*Given task*
Extract, exactly as written, each line from the start of the records below to the line containing "const data250Y = [-2.2, -1.11, 0.0, 0.0, 0.32];", both ends included; drop the pictures.

*Raw data*
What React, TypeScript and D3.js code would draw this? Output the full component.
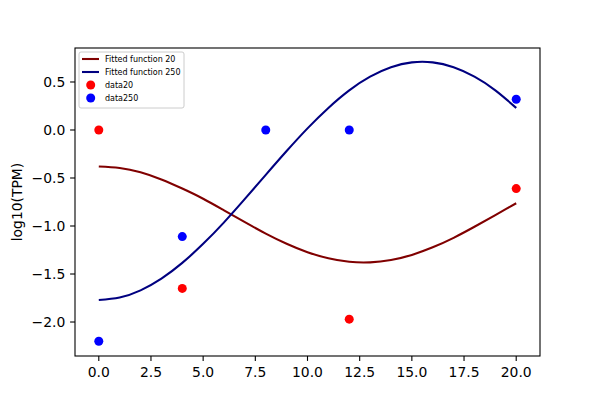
import React from 'react';
import * as d3 from 'd3';

// measured points
const data20X = [0, 4, 12, 20];
const data20Y = [0.0, -1.65, -1.97, -0.61];
const data250X = [0, 4, 8, 12, 20];
const data250Y = [-2.2, -1.11, 0.0, 0.0, 0.32];

// fitted curves at each whole x
const fitX = [0, 1, 2, 3, 4, 5, 6, 7, 8, 9, 10, 11, 12, 13, 14, 15, 16, 17, 18, 19, 20];
const fit20Y = [
  -0.38, -0.395, -0.44, -0.515, -0.61, -0.716, -0.837, -0.96, -1.079, -1.185, -1.273,
  -1.336, -1.373, -1.379, -1.354, -1.301, -1.222, -1.123, -1.008, -0.886, -0.763,
];
const fit250Y = [
  -1.77, -1.745, -1.67, -1.548, -1.384, -1.186, -0.962, -0.718, -0.467, -0.219, 0.017,
  0.23, 0.413, 0.555, 0.653, 0.704, 0.704, 0.653, 0.555, 0.413, 0.23,
];

const xTicks = [0, 2.5, 5, 7.5, 10, 12.5, 15, 17.5, 20];
const yTicks = [-2.0, -1.5, -1.0, -0.5, 0.0, 0.5];

const legendLabels = ['Fitted function 20', 'Fitted function 250', 'data20', 'data250'];

const W = 600;
const H = 400;
const left = 75;
const right = 540;
const top = 48;
const bottom = 356;
const font = 'DejaVu Sans, sans-serif';

const App: React.FC = () => {
  const x = d3.scaleLinear().domain([-1.14, 21.14]).range([left, right]);
  const y = d3.scaleLinear().domain([-2.354, 0.854]).range([bottom, top]);

  const line = d3.line<number>()
    .x((_, i) => x(fitX[i]))
    .y(d => y(d))
    .curve(d3.curveNatural);

  const fmt = (v: number) => v.toFixed(1).replace('-', '\u2212');

  const legendRows = [59, 72, 85, 98];

  return (
    <div style={{ position: 'fixed', left: 0, top: 0 }}>
      <svg width={W} height={H} style={{ display: 'block', background: '#fff' }}>
        <rect x={0} y={0} width={W} height={H} fill="#fff" />

        {/* curves */}
        <path d={line(fit20Y) || ''} fill="none" stroke="#800000" strokeWidth={2.08} />
        <path d={line(fit250Y) || ''} fill="none" stroke="#000080" strokeWidth={2.08} />

        {/* scatter */}
        {data20X.map((d, i) => (
          <circle key={'r' + i} cx={x(d)} cy={y(data20Y[i])} r={4.5} fill="#ff0000" />
        ))}
        {data250X.map((d, i) => (
          <circle key={'b' + i} cx={x(d)} cy={y(data250Y[i])} r={4.5} fill="#0000ff" />
        ))}

        {/* frame */}
        <rect x={left} y={top} width={right - left} height={bottom - top}
          fill="none" stroke="#000" strokeWidth={1.1} />

        {/* x axis */}
        {xTicks.map(t => (
          <g key={'x' + t}>
            <line x1={x(t)} x2={x(t)} y1={bottom} y2={bottom + 4.9} stroke="#000" strokeWidth={1.1} />
            <text x={x(t)} y={377} textAnchor="middle" fontFamily={font} fontSize={13.9} fill="#000">
              {fmt(t)}
            </text>
          </g>
        ))}

        {/* y axis */}
        {yTicks.map(t => (
          <g key={'y' + t}>
            <line x1={left - 4.9} x2={left} y1={y(t)} y2={y(t)} stroke="#000" strokeWidth={1.1} />
            <text x={65.3} y={y(t)} dy="0.36em" textAnchor="end" fontFamily={font} fontSize={13.9} fill="#000">
              {fmt(t)}
            </text>
          </g>
        ))}
        <text transform={`translate(22,${(top + bottom) / 2}) rotate(-90)`} textAnchor="middle"
          fontFamily={font} fontSize={13.9} fill="#000">log10(TPM)</text>

        {/* legend */}
        <rect x={79} y={52} width={105} height={56} rx={2} fill="#fff" fillOpacity={0.8}
          stroke="#cccccc" strokeWidth={1} />
        {legendLabels.map((lab, i) => (
          <g key={lab}>
            {i < 2 ? (
              <line x1={82} x2={99} y1={legendRows[i]} y2={legendRows[i]}
                stroke={i === 0 ? '#800000' : '#000080'} strokeWidth={2.08} />
            ) : (
              <circle cx={90.7} cy={legendRows[i]} r={4.5} fill={i === 2 ? '#ff0000' : '#0000ff'} />
            )}
            <text x={105} y={legendRows[i]} dy="0.36em" fontFamily={font} fontSize={8} fill="#000">
              {lab}
            </text>
          </g>
        ))}
      </svg>
    </div>
  );
};

export default App;
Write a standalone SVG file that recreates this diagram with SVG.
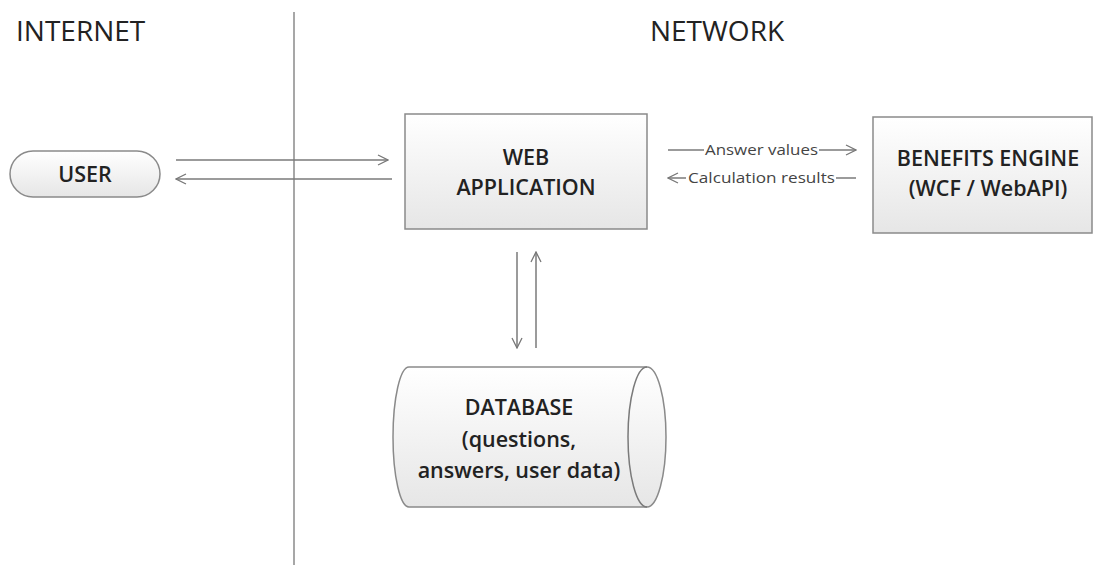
<svg xmlns="http://www.w3.org/2000/svg" width="1094" height="565" viewBox="0 0 1094 565">
  <defs>
    <linearGradient id="boxFill" x1="0" y1="0" x2="0" y2="1">
      <stop offset="0" stop-color="#ffffff"/>
      <stop offset="1" stop-color="#e6e6e6"/>
    </linearGradient>
    <marker id="open" viewBox="0 0 12 12" refX="11" refY="6" markerWidth="12" markerHeight="12" markerUnits="userSpaceOnUse" orient="auto">
      <path d="M1,1 L11,6 L1,11" fill="none" stroke="#777" stroke-width="1.3"/>
    </marker>
    <style>
      .zone { font-family: "Open Sans", "Liberation Sans", sans-serif; font-size: 28px; fill: #222; }
      .shape { fill: url(#boxFill); stroke: #8a8a8a; stroke-width: 1.5; }
      .label { font-family: "Open Sans", "Liberation Sans", sans-serif; font-size: 21.5px; font-weight: 600; fill: #222; text-anchor: middle; }
      .small { font-family: "Open Sans", "Liberation Sans", sans-serif; font-size: 15px; fill: #444; }
      .flow { fill: none; stroke: #7a7a7a; stroke-width: 1.5; marker-end: url(#open); }
      .line { fill: none; stroke: #7a7a7a; stroke-width: 1.5; }
    </style>
  </defs>

  <!-- zone titles and boundary -->
  <text class="zone" x="16" y="41">INTERNET</text>
  <text class="zone" x="717" y="41" text-anchor="middle">NETWORK</text>
  <line x1="294" y1="12" x2="294" y2="565" stroke="#8a8a8a" stroke-width="1.5"/>

  <g id="connectors">
    <line class="flow" x1="176" y1="160" x2="388" y2="160"/>
    <line class="flow" x1="392" y1="179" x2="176" y2="179"/>
    <line class="flow" x1="517" y1="252" x2="517" y2="348"/>
    <line class="flow" x1="536" y1="348" x2="536" y2="252"/>
    <!-- Answer values -->
    <line class="line" x1="668" y1="150" x2="704" y2="150"/>
    <text class="small" x="705" y="155" textLength="113" lengthAdjust="spacingAndGlyphs">Answer values</text>
    <line class="flow" x1="819" y1="150" x2="856" y2="150"/>
    <!-- Calculation results -->
    <line class="flow" x1="686" y1="178" x2="668" y2="178"/>
    <text class="small" x="688" y="183" textLength="147" lengthAdjust="spacingAndGlyphs">Calculation results</text>
    <line class="line" x1="836" y1="178" x2="856" y2="178"/>
  </g>

  <g id="user">
    <rect class="shape" x="10" y="151" width="150" height="46" rx="23"/>
    <text class="label" x="85" y="182">USER</text>
  </g>

  <g id="web-application">
    <rect class="shape" x="405" y="114" width="242" height="115"/>
    <text class="label" x="526" y="165">WEB</text>
    <text class="label" x="526" y="195">APPLICATION</text>
  </g>

  <g id="benefits-engine">
    <rect class="shape" x="873" y="117" width="219" height="116"/>
    <text class="label" x="988" y="166">BENEFITS ENGINE</text>
    <text class="label" x="988" y="196">(WCF / WebAPI)</text>
  </g>

  <g id="database">
    <path class="shape" d="M409,367 L647,367 A19,70 0 0 1 647,507 L409,507 A16,70 0 0 1 409,367 Z"/>
    <path class="line" d="M647,367 A19,70 0 0 0 647,507" stroke="#8a8a8a"/>
    <text class="label" x="519" y="415">DATABASE</text>
    <text class="label" x="519" y="447">(questions,</text>
    <text class="label" x="519" y="478">answers, user data)</text>
  </g>
</svg>
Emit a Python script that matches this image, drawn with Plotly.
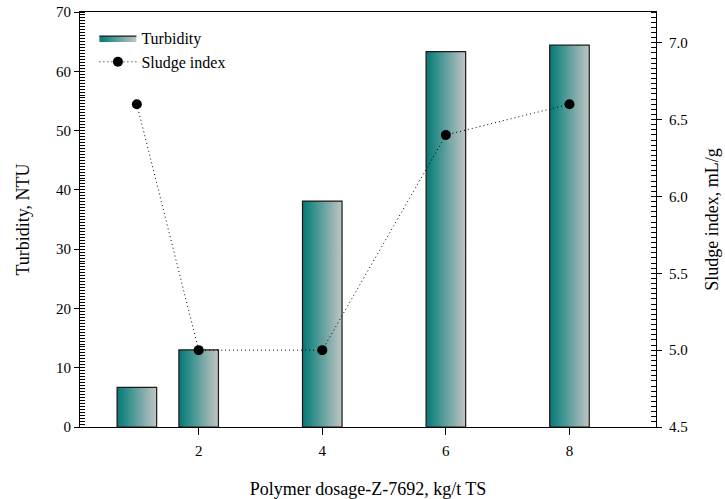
import plotly.graph_objects as go

dosage = [1, 2, 4, 6, 8]
turbidity = [6.7, 13.0, 38.1, 63.3, 64.4]
sludge_index = [6.6, 5.0, 5.0, 6.4, 6.6]
x_ticks = [2, 4, 6, 8]
left_ticks = [0, 10, 20, 30, 40, 50, 60, 70]
right_ticks = [4.5, 5.0, 5.5, 6.0, 6.5, 7.0]

BAR_W = 0.64
FONT = "Liberation Serif"

fig = go.Figure()

for i, (xc, v) in enumerate(zip(dosage, turbidity)):
    x0, x1 = xc - BAR_W / 2, xc + BAR_W / 2
    fig.add_trace(go.Scatter(
        x=[x0, x1, x1, x0, x0], y=[0, 0, v, v, 0],
        mode="lines", fill="toself",
        fillgradient=dict(type="horizontal",
                          colorscale=[[0, "#007a76"], [1, "#c2c4c4"]]),
        line=dict(color="#1a1a1a", width=1.2),
        name="Turbidity", legendgroup="t", showlegend=(i == 0),
        hoverinfo="skip",
    ))

fig.add_trace(go.Scatter(
    x=dosage, y=sludge_index, yaxis="y2",
    mode="lines+markers", name="Sludge index",
    line=dict(color="black", width=1, dash="1px,3px"),
    marker=dict(color="black", size=10),
))

axis_common = dict(
    showline=True, linecolor="black", linewidth=1,
    showgrid=False, zeroline=False, automargin=False,
    tickfont=dict(family=FONT, size=15, color="black"),
    ticks="outside", tickcolor="black",
)

fig.update_layout(
    width=725, height=499,
    margin=dict(l=80, r=69, t=12, b=72),
    plot_bgcolor="white", paper_bgcolor="white",
    font=dict(family=FONT, size=15, color="black"),
    xaxis=dict(
        **axis_common, range=[0.08, 9.4], tickvals=x_ticks, mirror=True,
        ticklen=7, ticklabelstandoff=3,
        title=dict(text="Polymer dosage-Z-7692, kg/t TS",
                   font=dict(family=FONT, size=18), standoff=24),
    ),
    yaxis=dict(
        **axis_common, range=[0, 70], tickvals=left_ticks, ticklen=5,
        minor=dict(ticks="inside", dtick=0.5, ticklen=5, tickcolor="black"),
        title=dict(text="Turbidity, NTU", font=dict(family=FONT, size=18),
                   standoff=21),
    ),
    yaxis2=dict(
        **axis_common, overlaying="y", side="right", anchor="x",
        range=[4.5, 7.2], tickvals=right_ticks, tickformat=".1f", ticklen=5,
        ticklabelstandoff=4,
        minor=dict(ticks="inside", tick0=4.5, dtick=1 / 30, ticklen=5,
                   tickcolor="black"),
        title=dict(text="Sludge index, mL/g", font=dict(family=FONT, size=18),
                   standoff=18),
    ),
    legend=dict(
        x=0.025, y=0.978, xanchor="left", yanchor="top",
        bgcolor="rgba(0,0,0,0)", font=dict(family=FONT, size=16),
        tracegroupgap=0, itemwidth=37,
    ),
    showlegend=True,
)

fig.write_html("out.html",
               config={"displayModeBar": False},
               post_script="document.body.style.margin='0';")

*Finished task*
What React, TypeScript and D3.js code would draw this? Output the full component.
import React from 'react';
import * as d3 from 'd3';

// measured points
const data20X = [0, 4, 12, 20];
const data20Y = [0.0, -1.65, -1.97, -0.61];
const data250X = [0, 4, 8, 12, 20];
const data250Y = [-2.2, -1.11, 0.0, 0.0, 0.32];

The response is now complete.